McGlamery Base Camp

McGlamery Genealogy

The surname McGlamery is probably of Scots-Irish (also known as Ulster Scot) origin. It has been found as a surname in North America since before the American Revolution. Various forms of the name are found in records in both the U.S. and Northern Ireland, although McGlamery appears to be the original form in Ulster. Other present-day forms include McGlamry, McGlammery, and McGlamory.

The origin of the name is a mystery. It is possibly a corruption of McGladery or Montgomery. The closest Scottish septs are probably Lamont, particularly the surname McLemore, and Montgomery.

An article published in the Atlanta Journal-Constitution (of unknown date, unfortunately; it was clipped by my maternal grandmother, sometime in the 1970s, I believe) states the following:


This is an Irish patronymical name, originally written MagLabrad, and later Anglicized to Mac Lamery, MacClory, and Maglamery. The meaning is “son of the spokesman, or advocate.”

The name is found only in Ulster, the Northern nine counties of Ireland which have been under English control since early in the 17th century, and is very rare there. This accounts for the early appearance of the name in the American Colonies. Around 200,000 “Scotch-Irish” came to the Colonies from this area between 1700 and 1768. Only a very few Irish people came with them; some because they had married Scots and some to escape the religious and political persecutions imposed against the Presbyterians and Catholics.

The 1790 census records lists (sic) Edward and Jesse McGlamery in North Carolina, John McGlamory in South Carolina and John McGlamery and Matthew McGlamory in Virginia.

The accuracy of the above article is unverified. The commentary on few Irish coming with the Ulster Scots seems to imply that McGlamery is a true Irish name and not Scots in origin. This same history has been given for McGladery. McGladery descendants, however, seem to be Roman Catholic generally, whereas the earliest records for the McGlamerys in colonial Maryland indicate they were Protestant.
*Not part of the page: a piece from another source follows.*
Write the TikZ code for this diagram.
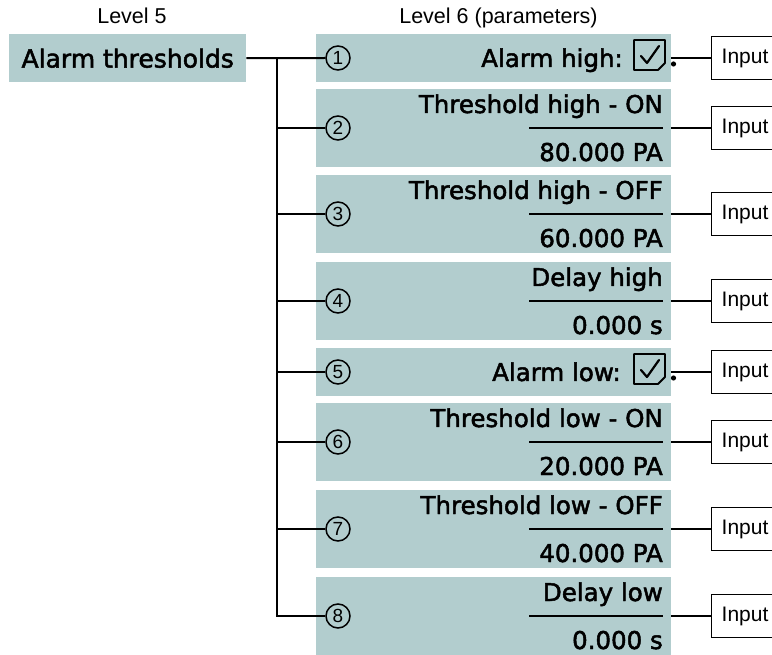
\documentclass[tikz,border=0pt]{standalone}
\usepackage{fontspec}
\setmainfont{Liberation Sans}
\newfontfamily\boxfont{DejaVu Sans}[FakeBold=2]
\definecolor{boxfill}{RGB}{178,205,206}
\begin{document}
\begin{tikzpicture}[x=1pt,y=-1pt,
  lbox/.style={fill=boxfill, inner sep=0pt, minimum width=237pt, minimum height=48pt,
    font=\boxfont\fontsize{25}{28}\selectfont},
  pbox/.style={fill=boxfill, inner sep=0pt, minimum width=355pt, anchor=north west},
  ttext/.style={inner sep=0pt, anchor=base east, font=\boxfont\fontsize{24.5}{28}\selectfont},
  num/.style={circle, draw, line width=1.5pt, minimum size=24pt, inner sep=0pt,
    font=\fontsize{19}{19}\selectfont},
  lvl/.style={inner sep=0pt, anchor=base, font=\fontsize{21.5}{24}\selectfont},
  inp/.style={draw, line width=1.4pt, anchor=west, minimum height=43pt, text width=70pt,
    inner xsep=10pt, inner ysep=0pt, font=\fontsize{21}{22}\selectfont},
  conn/.style={line width=2pt},
  divider/.style={line width=1.4pt},
  chkbox/.pic={
    \draw[line width=1.8pt, line join=round] (0,0) -- (31,0) -- (31,23) -- (24,30) -- (0,30) -- cycle;
    \draw[line width=2.2pt, line join=round, line cap=round] (7,16) -- (13,23) -- (25,6);
  }]
\useasboundingbox (0,0) rectangle (772,655);

% level labels
\node[lvl] (lv5) at (132,24) {Level 5};
\node[lvl] (lv6) at (498.5,24) {Level 6 (parameters)};

% level 5 box
\node[lbox, anchor=north west] (L) at (9,34) {Alarm thresholds};

% level 6 boxes
\node[pbox, minimum height=48pt] (b1) at (316,34) {};
\node[pbox, minimum height=78pt] (b2) at (316,89) {};
\node[pbox, minimum height=78pt] (b3) at (316,175) {};
\node[pbox, minimum height=78pt] (b4) at (316,262) {};
\node[pbox, minimum height=48pt] (b5) at (316,348) {};
\node[pbox, minimum height=78pt] (b6) at (316,403) {};
\node[pbox, minimum height=78pt] (b7) at (316,490) {};
\node[pbox, minimum height=78pt] (b8) at (316,577) {};

% number circles
\node[num] (c1) at (338,58) {1};
\node[num] (c2) at (338,128) {2};
\node[num] (c3) at (338,214) {3};
\node[num] (c4) at (338,301) {4};
\node[num] (c5) at (338,372) {5};
\node[num] (c6) at (338,442) {6};
\node[num] (c7) at (338,529) {7};
\node[num] (c8) at (338,616) {8};

% texts
\node[ttext] (t1) at (623,67) {Alarm high:};
\pic at (634,40) {chkbox};
\node[ttext] (t2a) at (663,113) {Threshold high - ON};
\node[ttext] (t2b) at (663,161) {80.000 PA};
\node[ttext] (t3a) at (663,199) {Threshold high - OFF};
\node[ttext] (t3b) at (663,247) {60.000 PA};
\node[ttext] (t4a) at (663,286) {Delay high};
\node[ttext] (t4b) at (663,334) {0.000 s};
\node[ttext] (t5) at (621,381) {Alarm low:};
\pic at (634,354) {chkbox};
\node[ttext] (t6a) at (663,427) {Threshold low - ON};
\node[ttext] (t6b) at (663,475) {20.000 PA};
\node[ttext] (t7a) at (663,514) {Threshold low - OFF};
\node[ttext] (t7b) at (663,562) {40.000 PA};
\node[ttext] (t8a) at (663,601) {Delay low};
\node[ttext] (t8b) at (663,649) {0.000 s};

% dividers
\foreach \yy in {128,214,301,442,529,616}
  \draw[divider] (529,\yy) -- (663,\yy);

% tree connectors
\coordinate (T) at (277,58);
\draw[conn] (L.east) -- (c1.west);
\draw[conn, line join=miter] (T) |- (c8.west);
\foreach \i in {2,...,7}
  \draw[conn] (T |- c\i) -- (c\i.west);

% input boxes
\begin{scope}
\clip (0,0) rectangle (772,655);
\node[inp] (i1) at (711,58) {Input};
\node[inp] (i2) at (711,128) {Input};
\node[inp] (i3) at (711,214) {Input};
\node[inp] (i4) at (711,301) {Input};
\node[inp] (i5) at (711,372) {Input};
\node[inp] (i6) at (711,442) {Input};
\node[inp] (i7) at (711,529) {Input};
\node[inp] (i8) at (711,616) {Input};
\end{scope}

\foreach \i in {1,...,8}
  \draw[conn] (b\i.east |- i\i) -- (i\i.west);

% small junction dots
\fill (673.5,64) circle (2.6pt);
\fill (673.5,378) circle (2.6pt);
\end{tikzpicture}
\end{document}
McGlamerys in Northern Ireland

A search of the records available online at the Public Records Office of Northern Ireland (PRONI), lists three different McGlamerys/McGlammerys:

  • Andrew McGlamery: listed as a freeholder (property owner or renter of 40-pence or more) and resident of Ballyclose in the County Antrim Deputy’s Book for 30 May 1776. His original registration date is given as 17 January 1754.
  • James McGlamery: filed a will in Ahoghill, County Antrim, in 1758.
  • John McGlammery: listed as a freeholder and resident of Tyrearly in County Armagh in 1818.

Consequently, one can infer that by the mid-1700s, the name form had stabilized to McGlamery or McGlammery in Ireland, whatever its origins.

McGlamerys in North America

McGlamery descendants in North America are not all descended from a single immigrant progenitor. Rather, they are descended from one of several waves of immigrants.

McGlamerys in Colonial Maryland

Interestingly, the earliest documented appearances of the name McGlamery or its variants are in the State of Maryland and not Northern Ireland. Edward McGlamery arrived in Maryland in 1688 or before, which is attested to by his registration of a cattle mark in Somerset County. The timing of Edward’s appearance is coincident with the beginning of the Glorious Revolution in Great Britain and might be more than coincidental. Edward’s descendants were Protestant, so he was likely Protestant, and the reign of James II might well have been a driver of his emigration from Ireland.

McGlamerys in Colonial South Carolina

William McGlamery and his family departed Belfast, County Antrim, Ireland about 10 October 1767 on the Brig Lord Dungannon. They arrived in Charles Town (now Charleston), South Carolina, in February of 1768. They settled in the old Ninety-six District, in what is now Newberry County, South Carolina.

McGlamerys in North Carolina

Brothers George and Jesse McGlamery first appear in Rutherford County, North Carolina, in 1785 with registration by George’s sister, Sarah, of 100 acres along No Business Creek (now in Cleveland County) in George’s name. Subsequent registrations by George and Jesse were made in Rutherford County afterward. As noted above, both are listed in the 1790 census for Rutherford County.